Countering Sanders's College Scheme
Bernie Sanders proposes to give at taxpayers' expense a free college education to every young American. While learning is important to America, learning at a set age period and learning in the dreary institution of academia are terrible ideas. Rather than simply reject the Sanders Plan (and the Hillary Plan along the same lines), conservatives ought to offer more attractive alternatives and ought to include all Americans.
Instead of transferring wealth from taxpayers to colleges, which are top-heavy with administration and overpaid, underworked professors, why not pay any American of any age before retirement for passing proficiency tests equivalent to college degrees in useful areas like science, math, computer science, and languages?
This stipend could be very attractive, even if it were significantly less than what a college degree in that subject might cost. All Americans, whether working or at home, could have a strong incentive to actually learn, and the education process could be by whatever means is most effective. This would also encourage lifelong learning, which is really what our nation needs to be competitive in global commerce.
Not only should conservatives be proposing this low-cost, individual-driven method of education, but conservatives ought to be insisting that any college graduate who has earned that degree with student loans must also take the same standardized proficiency examination to verify that he has actually learned in college what the college promised him, his parents, and the taxpayers he would learn.
Conservatives ought to be making the case that the old-fashioned, traditional college education is hopelessly out of date and wildly expensive. It is, in fact, simply a bundle of lazy and rich folks taking money out of the pockets not only of taxpayers, but also of the hapless students trapped in this ugly system and the parents of those students. Every time Bernie or Hillary brings some story of a student or parent with horrific student loan debt, conservatives ought to be treating academia as an avaricious and monopolistic big business, feasting on the meager resources of the middle class and the poor.
Why not, in fact, require that any university that has students with federal aid or receives federal assistance reduce hourly tuition costs to 1990 levels? This would require fat-cat academia to lose a little weight, but so what? The cost of tuition has exploded over the last several decades. In real dollars, adjusted for inflation, the tuition cost per year at public institutions has roughly doubled since 1990. When inflation is not factored into the rise in cost, then the cost of tuition at public institutions has almost tripled since 1990.

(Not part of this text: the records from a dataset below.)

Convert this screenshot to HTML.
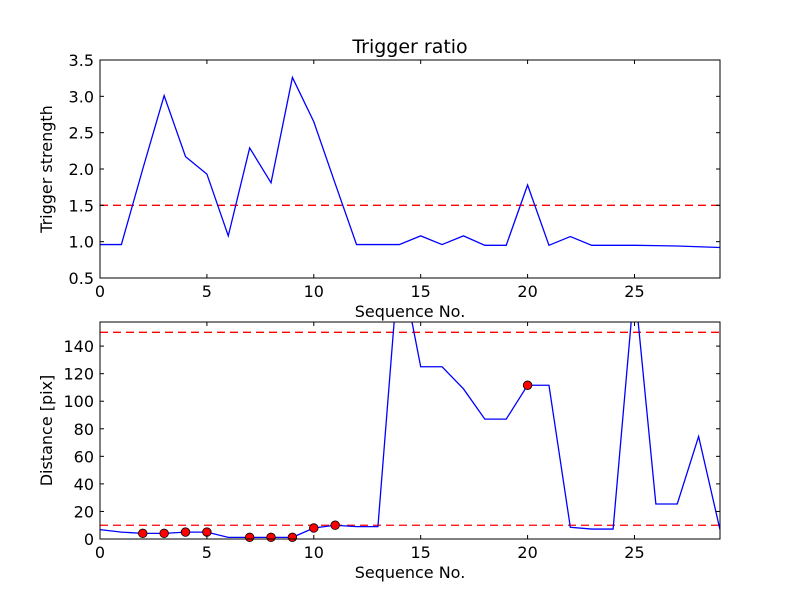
<!DOCTYPE html>
<html><head><meta charset="utf-8"><style>
html,body{margin:0;padding:0;background:#fff;}
svg{display:block;font-family:"DejaVu Sans","Liberation Sans",sans-serif;}
</style></head><body>
<svg id="fig" width="800" height="600" viewBox="0 0 800 600"></svg>
<script>
const seq = [0,1,2,3,4,5,6,7,8,9,10,11,12,13,14,15,16,17,18,19,20,21,22,23,24,25,26,27,28,29];
const trigger = [0.96,0.96,2.0,3.01,2.17,1.93,1.08,2.29,1.81,3.26,2.65,1.8,0.96,0.96,0.96,1.08,0.96,1.08,0.95,0.95,1.78,0.95,1.07,0.95,0.95,0.95,0.945,0.94,0.93,0.92];
const distance = [6.8,5,4.1,4.1,5,5,1.2,1.2,1.2,1.2,8,10,9,9,205,125,125,109,87,87,111.6,111.6,8.5,7.2,7.2,185,25.4,25.4,74.4,6.8];
const markedIdx = [2,3,4,5,7,8,9,10,11,20];
const xTicks = [0,5,10,15,20,25];
const topYTicks = [0.5,1.0,1.5,2.0,2.5,3.0,3.5];
const botYTicks = [0,20,40,60,80,100,120,140];
const topThreshold = [1.5];
const botThresholds = [10,150];

const NS="http://www.w3.org/2000/svg";
const svg=document.getElementById('fig');
function el(tag,attrs,parent){const e=document.createElementNS(NS,tag);for(const k in attrs)e.setAttribute(k,attrs[k]);(parent||svg).appendChild(e);return e;}
const L=100,R=720;
const xS=v=>L+(v-0)/(29-0)*(R-L);

function axes(name,T,B,ymin,ymax,yTicks,fmt,ylab,thr,data,marks,title){
  const yS=v=>B-(v-ymin)/(ymax-ymin)*(B-T);
  const g=el('g',{});
  
  
  const defs=el('clipPath',{id:name+'-clip'},g);
  el('rect',{x:L,y:T,width:R-L,height:B-T},defs);
  thr.forEach(t=>{const ln=el('line',{x1:L,x2:R,y1:yS(t),y2:yS(t),stroke:'#ff0000','stroke-width':1.3,'stroke-dasharray':'8,5','clip-path':`url(#${name}-clip)`},g);
    
    });
  const pts=seq.map((x,i)=>xS(x).toFixed(2)+','+yS(data[i]).toFixed(2)).join(' ');
  const pl=el('polyline',{points:pts,fill:'none',stroke:'#0000ff','stroke-width':1.3,'clip-path':`url(#${name}-clip)`},g);
  
  
  marks.forEach(i=>{const c=el('circle',{cx:xS(seq[i]),cy:yS(data[i]),r:4.3,fill:'#ff0000',stroke:'#000','stroke-width':0.8},g);
    
    });
  el('rect',{x:L,y:T,width:R-L,height:B-T,fill:'none',stroke:'#000','stroke-width':1},g);
  xTicks.forEach(v=>{const x=xS(v);
    el('line',{x1:x,x2:x,y1:B,y2:B-4,stroke:'#000'},g);
    el('line',{x1:x,x2:x,y1:T,y2:T+4,stroke:'#000'},g);
    const t=el('text',{x:x,y:B+19,'text-anchor':'middle','font-size':16,fill:'#000'},g);t.textContent=v;
    
    });
  yTicks.forEach(v=>{const y=yS(v);
    el('line',{x1:L,x2:L+4,y1:y,y2:y,stroke:'#000'},g);
    el('line',{x1:R,x2:R-4,y1:y,y2:y,stroke:'#000'},g);
    const t=el('text',{x:L-6,y:y+6,'text-anchor':'end','font-size':16,fill:'#000'},g);t.textContent=fmt(v);
    
    });
  const xl=el('text',{x:(L+R)/2,y:B+39,'text-anchor':'middle','font-size':16,fill:'#000'},g);xl.textContent='Sequence No.';
  
  
  const yl=el('text',{x:0,y:0,'text-anchor':'middle','font-size':16,fill:'#000',transform:`translate(${L-48},${(T+B)/2}) rotate(-90)`},g);yl.textContent=ylab;
  
  
  if(title){const tt=el('text',{x:(L+R)/2,y:T-7,'text-anchor':'middle','font-size':19,fill:'#000'},g);tt.textContent=title;
    
    }
}
axes('trigger-plot',60,278,0.5,3.5,topYTicks,v=>v.toFixed(1),'Trigger strength',topThreshold,trigger,[],'Trigger ratio');
axes('distance-plot',322,539,0,157.5,botYTicks,v=>String(v),'Distance [pix]',botThresholds,distance,markedIdx,null);
</script>
</body></html>
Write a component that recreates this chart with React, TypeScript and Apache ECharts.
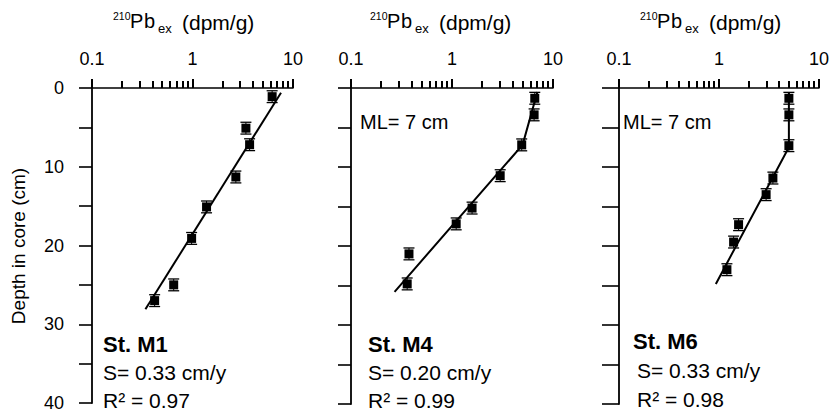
import React, { useEffect, useRef } from 'react';
import * as echarts from 'echarts';

// ---- data ----
const m1Values = [6.2, 3.4, 3.7, 2.7, 1.38, 0.98, 0.65, 0.42];
const m1Depths = [1.1, 5.1, 7.2, 11.3, 15.1, 19.1, 25.0, 27.0];
const m1Fit = [[7.6, 0.6], [0.34, 28.1]];

const m4Values = [6.6, 6.5, 4.9, 3.0, 1.58, 1.1, 0.375, 0.36];
const m4Depths = [1.3, 3.4, 7.2, 11.1, 15.2, 17.2, 21.0, 24.8];
const m4Fit = [[7.0, 0.5], [5.0, 7.2], [0.27, 25.8]];

const m6Values = [5.0, 5.0, 5.0, 3.46, 2.96, 1.57, 1.4, 1.2];
const m6Depths = [1.3, 3.4, 7.3, 11.4, 13.5, 17.3, 19.5, 23.0];
const m6Fit = [[5.0, 0.5], [5.0, 7.5], [0.93, 24.8]];

const errDepth = 0.75; // depth error bar half-length (cm)
const majorTicks = [0.1, 1, 10];
const minorTicks = [0.2, 0.3, 0.4, 0.5, 0.6, 0.7, 0.8, 0.9, 2, 3, 4, 5, 6, 7, 8, 9];
const xMin = 0.1;
const xMax = 10;
const yMin = 0;
const yMax = 40;
const yInterval = 5;

const stations = ['St. M1', 'St. M4', 'St. M6'];
const rates = ['S= 0.33 cm/y', 'S= 0.20 cm/y', 'S= 0.33 cm/y'];
const r2s = ['R² = 0.97', 'R² = 0.99', 'R² = 0.98'];
const mlText = 'ML= 7 cm';

const FONT = '"Liberation Sans", Arial, Helvetica, sans-serif';

export default function App() {
  const ref = useRef<HTMLDivElement>(null);

  useEffect(() => {
    if (!ref.current) return;
    const chart = echarts.init(ref.current, undefined, { renderer: 'svg' });

    const panels = [
      { values: m1Values, depths: m1Depths, fit: m1Fit, left: 92, width: 201, tick: 13 },
      { values: m4Values, depths: m4Depths, fit: m4Fit, left: 351, width: 202, tick: 13 },
      { values: m6Values, depths: m6Depths, fit: m6Fit, left: 619, width: 204, tick: 17 },
    ];

    const grid = panels.map((p) => ({ left: p.left, top: 88, width: p.width, height: 316 }));

    const xAxis = panels.map((p, i) => ({
      type: 'log',
      logBase: 10,
      gridIndex: i,
      position: 'top',
      min: xMin,
      max: xMax,
      axisLine: { show: true, lineStyle: { color: '#000', width: 1.6 } },
      axisTick: { show: false },
      axisLabel: {
        show: true,
        color: '#000',
        fontSize: 18,
        fontFamily: FONT,
        margin: 20,
        formatter: (v: number) => (v < 0.5 ? '0.1' : v < 5 ? '1' : '10'),
      },
      splitLine: { show: false },
    }));

    const yAxis = panels.map((p, i) => ({
      type: 'value',
      gridIndex: i,
      inverse: true,
      min: yMin,
      max: yMax,
      interval: yInterval,
      axisLine: { show: true, lineStyle: { color: '#000', width: 1.8 } },
      axisTick: { show: true, length: p.tick, inside: false, lineStyle: { color: '#000', width: 1.6 } },
      axisLabel: {
        show: i === 0,
        color: '#000',
        fontSize: 18,
        fontFamily: FONT,
        margin: 28,
        formatter: (v: number) => (v % 10 === 0 ? String(v) : ''),
      },
      splitLine: { show: false },
    }));

    const series: any[] = [];
    panels.forEach((p, i) => {
      series.push({
        type: 'line',
        xAxisIndex: i,
        yAxisIndex: i,
        data: p.fit,
        symbol: 'none',
        lineStyle: { color: '#000', width: 2 },
        silent: true,
      });
      series.push({
        type: 'custom',
        xAxisIndex: i,
        yAxisIndex: i,
        clip: false,
        z: 10,
        data: p.values.map((v, k) => [v, p.depths[k]]),
        renderItem: (params: any, api: any) => {
          const x = api.value(0);
          const y = api.value(1);
          const c = api.coord([x, y]);
          const t = api.coord([x, y - errDepth]);
          const b = api.coord([x, y + errDepth]);
          const hw = 5.5;
          const s = 9;
          const children: any[] = [
            { type: 'line', shape: { x1: c[0], y1: t[1], x2: c[0], y2: b[1] }, style: { stroke: '#000', lineWidth: 1 } },
            { type: 'line', shape: { x1: c[0] - hw, y1: t[1], x2: c[0] + hw, y2: t[1] }, style: { stroke: '#000', lineWidth: 1.3 } },
            { type: 'line', shape: { x1: c[0] - hw, y1: b[1], x2: c[0] + hw, y2: b[1] }, style: { stroke: '#000', lineWidth: 1.3 } },
            { type: 'rect', shape: { x: c[0] - s / 2, y: c[1] - s / 2, width: s, height: s }, style: { fill: '#000' } },
          ];
          if (params.dataIndex === 0) {
            minorTicks.forEach((mv) => {
              const m = api.coord([mv, yMin]);
              children.push({
                type: 'rect',
                shape: { x: Math.round(m[0]) - 1, y: m[1] - 7, width: 2, height: 7 },
                style: { fill: '#000' },
              });
            });
            majorTicks.forEach((mv) => {
              const m = api.coord([mv, yMin]);
              children.push({
                type: 'rect',
                shape: { x: Math.round(m[0]) - 1, y: m[1] - 9, width: 2, height: 9 },
                style: { fill: '#000' },
              });
            });
          }
          return { type: 'group', children };
        },
      });
    });

    const titleX = [113, 370, 640];
    const graphic: any[] = [];
    titleX.forEach((gx) => {
      graphic.push({
        type: 'group',
        x: gx,
        y: 0,
        children: [
          { type: 'text', x: 0, y: 16, style: { text: '210', font: `10.5px ${FONT}`, fill: '#000', align: 'left', verticalAlign: 'middle' } },
          { type: 'text', x: 17, y: 21, style: { text: 'P', font: `20px ${FONT}`, fill: '#000', align: 'left', verticalAlign: 'middle' } },
          { type: 'text', x: 31, y: 21, style: { text: 'b', font: `20px ${FONT}`, fill: '#000', align: 'left', verticalAlign: 'middle' } },
          { type: 'text', x: 45, y: 28, style: { text: 'ex', font: `13px ${FONT}`, fill: '#000', align: 'left', verticalAlign: 'middle' } },
          { type: 'text', x: 69, y: 22, style: { text: '(dpm/g)', font: `21px ${FONT}`, fill: '#000', align: 'left', verticalAlign: 'middle' } },
        ],
      });
    });

    graphic.push({
      type: 'text',
      x: 18,
      y: 246,
      rotation: Math.PI / 2,
      style: { text: 'Depth in core (cm)', font: `19px ${FONT}`, fill: '#000', align: 'center', verticalAlign: 'middle' },
    });

    const annX = [103, 368, 633];
    const annX2 = [103, 368, 637];
    const stY = [344, 344, 341];
    const sY = [372, 372, 370];
    const rY = [400, 400, 399];
    annX.forEach((ax, i) => {
      graphic.push({ type: 'text', x: ax, y: stY[i], style: { text: stations[i], font: `bold 22px ${FONT}`, fill: '#000', align: 'left', verticalAlign: 'middle' } });
      graphic.push({ type: 'text', x: annX2[i], y: sY[i], style: { text: rates[i], font: `21px ${FONT}`, fill: '#000', align: 'left', verticalAlign: 'middle' } });
      graphic.push({ type: 'text', x: annX2[i], y: rY[i], style: { text: r2s[i], font: `21px ${FONT}`, fill: '#000', align: 'left', verticalAlign: 'middle' } });
    });
    [360, 623].forEach((mx) => {
      graphic.push({ type: 'text', x: mx, y: 122, style: { text: mlText, font: `20px ${FONT}`, fill: '#000', align: 'left', verticalAlign: 'middle' } });
    });

    chart.setOption({
      animation: false,
      backgroundColor: '#fff',
      grid,
      xAxis,
      yAxis,
      series,
      graphic,
    });

    return () => chart.dispose();
  }, []);

  return <div ref={ref} style={{ position: 'fixed', left: 0, top: 0, width: 832, height: 412 }} />;
}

Requiring that any institution that receives, directly or indirectly, federal aid bring tuition costs back to 1990 levels would cut the cost of college almost in half, even when inflation is factored into the costs. Why are conservatives not arguing for this sort of cost containment? Academia is, essentially, a vast wasteland of aging leftists and crazy radicals.
While the left whines about how much college costs have risen for the poor and middle class, conservatives ought to be making the case that college costs ought not to be rising dramatically faster than the average wages of ordinary Americans. The left is always eager to find victimizers to go with victims, but not in the case of college costs (just as the left never finds that federal civil services compensation costs are too high).
The reason is clear: academia is a wholly owned subsidiary of the left. Here cadres are trained in extreme ideology even if they learn little else. Here coerced student fees are used to advance every part of the left's agenda. Here politicians on the left can find a cushy retirement doing little real work, offering little real value, and luxuriating in manufactured honor.
Why in the world are conservatives giving these people a free pass? Here is an issue in which conservatives can win at every level. We can force colleges to reduce fat to a minimum and make professors actually teach. We can provide a path of non-traditional and non-institutional education that will make lifelong education attractive and possible for ordinary Americans. And we can force the left into defending the indefensible, which is the academic racket in modern America.